Vor der Bundestagswahl in Deutschland 2009 (2)
Am Samstagnachmittag war ich in Berlin an der überparteilichen Demonstration „Freiheit statt Angst“. Das Wetter war sonnig, die Menschen friedlich und freundlich und alle waren für die Freiheit.
Nur – für welche Freiheit?
Die Linke war für Freiheit und Sozialismus
Und im Umkehrschluss also auch für Freiheit statt Kapitalismus
Das Motto der Demonstration hiess: Freiheit statt Angst
Diese Gruppe war für freies Denken, freie Bewegung und freies Dasein
Und diese für Freiheit für einen politischen Gefangenen
Ohne Freiheit auf dem Weg zu 1984
Und schliesslich noch, ganz am Ende des Zugs: Freiheit für das Yaam
Sie alle beanspruchen also den Begriff Freiheit – und meinen offensichtlich die verschiedensten Dinge damit.
Etwas verstört hat mich dieses Plakat der Hedonistischen Internationale:
„Wer nichts zu verbergen hat, hat auch nichts zu sagen“
Ich halte diesen Satz für Unsinn (wobei ich jetzt niemandem das Recht auf Geheimnisse strittig machen möchte). Wie ich auch davon überzeugt bin, dass sich Sozialismus und Freiheit gegenseitig ausschliessen.
Noch mehr zu denken gegeben hat mir aber der Umstand, dass ich als jemand, der am Strassenrand steht und Fotos der Demonstration macht, den Überwachungswahn personifiziere. Ich bin nicht darauf angesprochen worden, was für Toleranz oder mangelndes Bewusstsein sprechen könnte. Um nicht missverstanden zu werden: Gewünscht habe ich mir nicht, dass mich jemand darauf anspricht.

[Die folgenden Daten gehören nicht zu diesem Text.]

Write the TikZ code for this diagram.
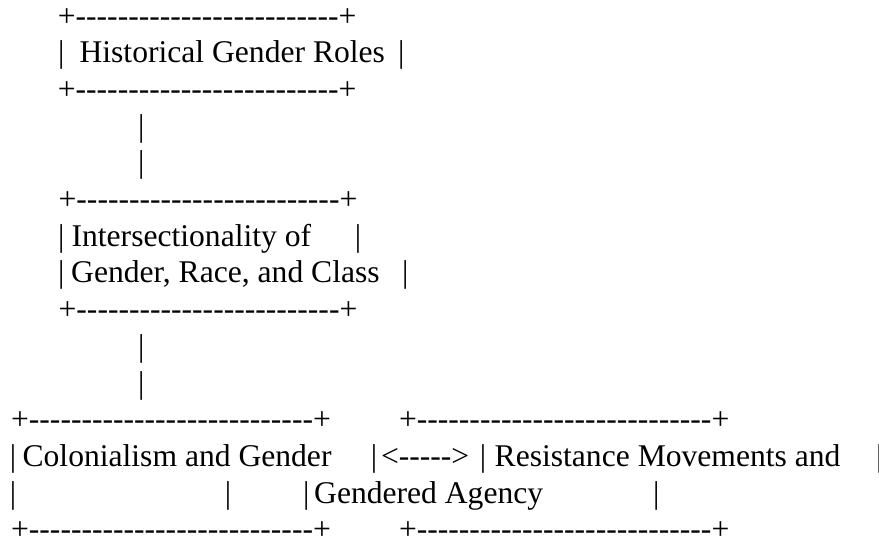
\documentclass[tikz,border=0pt]{standalone}
\usepackage{fontspec}
\newfontfamily\asciifont{Liberation Serif}[Ligatures=TeXOff]
\usepackage{tikz}

% a run of hyphens, and a box edge made from it
\newcommand\dashrun[1]{\foreach \k in {1,...,#1}{-}}
\newcommand\boxrow[1]{+\dashrun{#1}+}

\begin{document}
\begin{tikzpicture}[x=1pt,y=-1pt,
	txt/.style={anchor=base west,inner sep=0pt,font=\asciifont\fontsize{31.6}{36.7}\selectfont},
	rowtxt/.style={anchor=base,inner sep=0pt,font=\asciifont\fontsize{31.6}{36.7}\selectfont}]
	\fill[white] (0,0) rectangle (879,542);
	\useasboundingbox (0,0) rectangle (879,542);
	% top box
	\node[rowtxt] (rtop) at (207.2, 26.0)  {\boxrow{25}};
	\node[txt]    (rl)   at (58.0, 62.7)   {|};
	\node[txt]    (roles) at (79.4, 62.7)  {Historical Gender Roles};
	\node[txt]    (rr)   at (397.9, 62.7)  {|};
	\node[rowtxt] (rbot) at (207.2, 99.4)  {\boxrow{25}};
	\node[txt]    (la)   at (138.0, 136.1) {|};
	\node[txt]    (lb)   at (138.0, 172.8) {|};
	% middle box
	\node[rowtxt] (itop) at (208.0, 209.5) {\boxrow{25}};
	\node[txt]    (il1)  at (58.0, 246.2)  {|};
	\node[txt]    (inter) at (71.4, 246.2) {Intersectionality of};
	\node[txt]    (ir1)  at (354.6, 246.2) {|};
	\node[txt]    (il2)  at (58.0, 282.9)  {|};
	\node[txt]    (grc)  at (71.0, 282.9)  {Gender, Race, and Class};
	\node[txt]    (ir2)  at (402.0, 282.9) {|};
	\node[rowtxt] (ibot) at (208.0, 319.6) {\boxrow{25}};
	\node[txt]    (lc)   at (138.0, 356.3) {|};
	\node[txt]    (ld)   at (138.0, 393.0) {|};
	% bottom boxes
	\node[rowtxt] (ctop) at (171.0, 429.7) {\boxrow{27}};
	\node[rowtxt] (mtop) at (564.2, 429.7) {\boxrow{28}};
	\node[txt]    (cl1)  at (9.6, 466.4)   {|};
	\node[txt]    (colo) at (22.4, 466.4)  {Colonialism and Gender};
	\node[txt]    (cr1)  at (370.6, 466.4) {|};
	\node[txt]    (arr)  at (380.8, 466.4) {<----->};
	\node[txt]    (ml1)  at (479.6, 466.4) {|};
	\node[txt]    (resi) at (494.5, 466.4) {Resistance Movements and};
	\node[txt]    (mr1)  at (876.0, 466.4) {|};
	\node[txt]    (cl2)  at (9.6, 503.1)   {|};
	\node[txt]    (cr2)  at (224.6, 503.1) {|};
	\node[txt]    (ml2)  at (302.9, 503.1) {|};
	\node[txt]    (agen) at (314.0, 503.1) {Gendered Agency};
	\node[txt]    (mr2)  at (652.9, 503.1) {|};
	\node[rowtxt] (cbot) at (171.0, 539.8) {\boxrow{27}};
	\node[rowtxt] (mbot) at (564.2, 539.8) {\boxrow{28}};
\end{tikzpicture}
\end{document}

Ich habe Fotos und Videos gemacht, weil ich es grundsätzlich nicht falsch finde, Fotos von anderen Menschen zu machen und diese auch zu veröffentlichen. Das ist für mich ein Stück Freiheit. Auch wenn es in vielen Fällen gute Gründe gegen Bilder und deren Veröffentlichung gibt.
Wie Andi Jacomet kürzlich im Beitrag „Was soll die Empörung über Google Street View?“ richtig darlegte, müssten bei einem radikalen Vorgehen in Sachen Datenschutz und Privatsphäre x Medien täglich angeprangert werden. Zeitungen, die Bilder von wartenden Menschen an den S-Bahnhöfen machen, Radios, die Atmosphären einfangen, TV-Sender mit Reportern an öffentlichen Plätzen mit passierenden Menschen im Hintergrund, Twitterer, Blogger, Filmemacher, Handybesitzer, etc.
Hätte ich diese Freiheit nicht, so könnte ich nicht ein Video auf YouTube laden und hier einbetten, das zeigt, wie sich die Piratenpartei einigermassen inhaltsleer und stimmungsvoll als Spasspartei inszeniert:
Ich glaube, und da gehe ich vermutlich mit vielen einig, dass die grösste Überwachungs-Bedrohung vom Staat ausgeht.
Was ich bisher noch nicht verstanden habe: Wieso viele Wähler, die sich für die Freiheit einsetzen, Parteien wählen wollen, die sich dafür einsetzen, den Staatsapparat auszubauen.